Thursday, July 24, 2008

A thought on the non-permanence of art

Have been thinking lately about Sabine Stonebender and the loss of her huge, amazing installation, Zero Point. [I'm glad I got to see it before it disappeared; I wasn't able to visit prior to upgrading my video card which I did only a few months ago.]

ArtWorld Market wrote about it on his blog and in SLArt (r) Magazine and had this to say about it:
"...Whatever your opinion of Zero Point, or of the system in general, if you want to create in Second Life then you need to protect your investment. What happened to Sabine could happen to almost anybody. Your build can disappear and your inventory can be wiped out, whether from a technical glitch or an accounting error..."

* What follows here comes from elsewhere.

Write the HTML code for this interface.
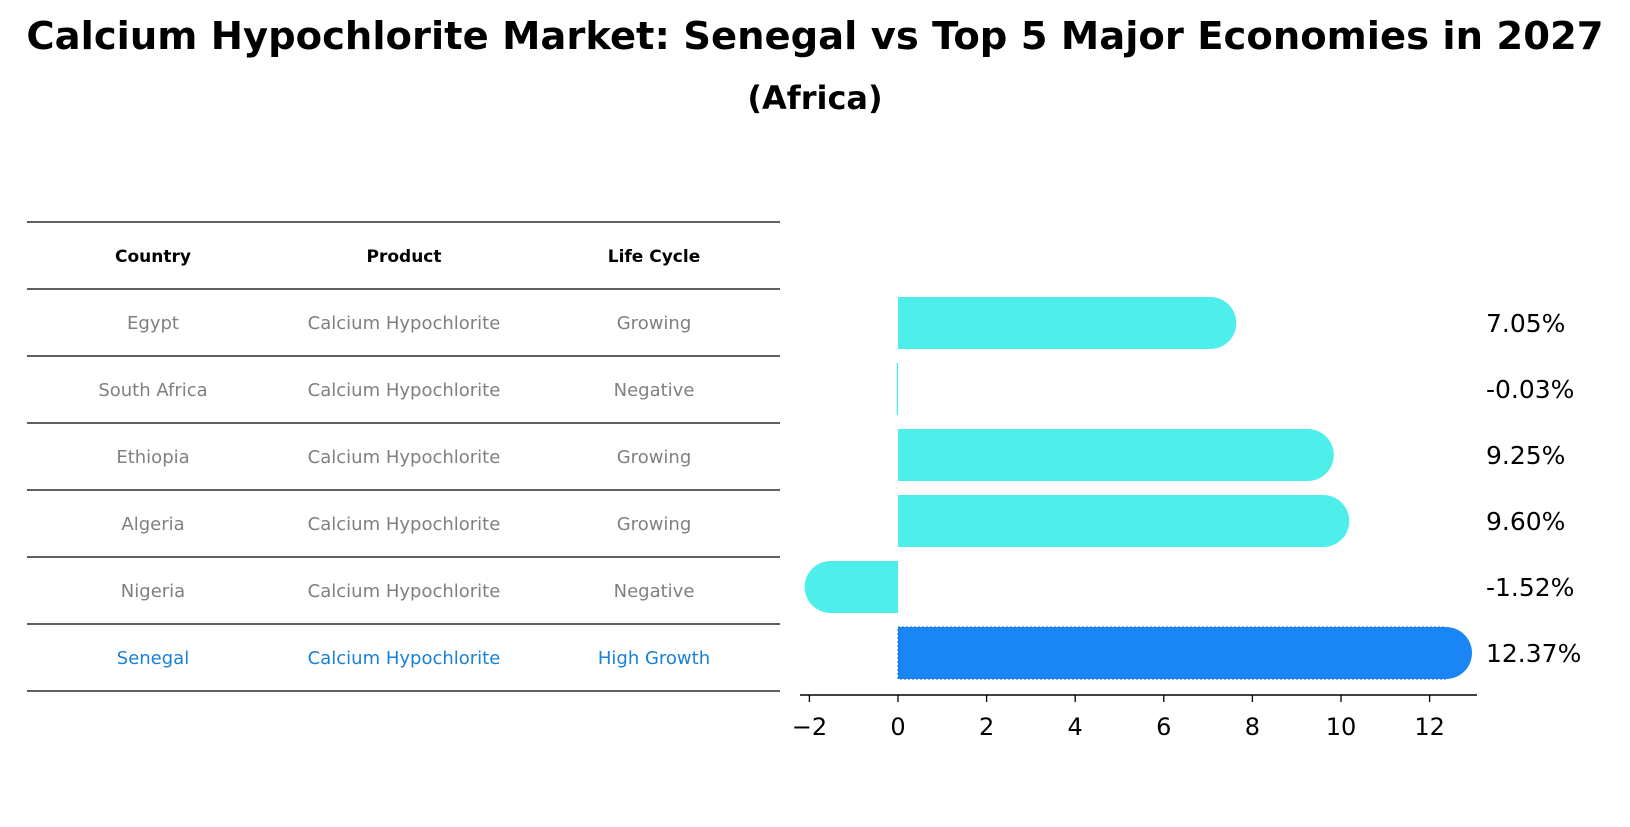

He has also raised the question:
"...What can I say to the readers--artists, collectors, gallery owners, curators, writers, business owners and institutional leaders--who now doubt whether they should continue creating, collecting and investing in a virtual world where years of work can disappear irrecoverably?..."

Well, here are my thoughts on the subject.

The disappearance of Sabine's Zero Point is definitely a huge loss and will be missed; that goes without saying.

However, in virtual worlds as well as in the "real" world, nothing is ever permanent.

[I am in no way making excuses for Linden Labs; they should make every effort to restore what was lost; and to take measures to prevent these sort of things from happening in the first place, of course.]

A lot of people have expressed sentiments to the tune of, "Why should I create/buy anything in SL when it could disappear tomorrow because of technical issues?"

In that sense, why do anything in RL either? Why paint a picture, or make a sculpture, or build an installation, or knit a sweater, or make a sandcastle, or buy a home, or collect stamps, or do anything? Anything you create or own can be broken, burned down, washed away, torn, used up, worn out, stolen, lost, destroyed...

There is ALWAYS the risk. Second Life is no different from First Life in that sense.

Take precautions to preserve what's valuable to you, certainly; but NOTHING lasts forever; enjoy it while you can. Part of what makes ANYTHING valuable, in ANY life, is its impermanence.

And I'm not about to let that stop me.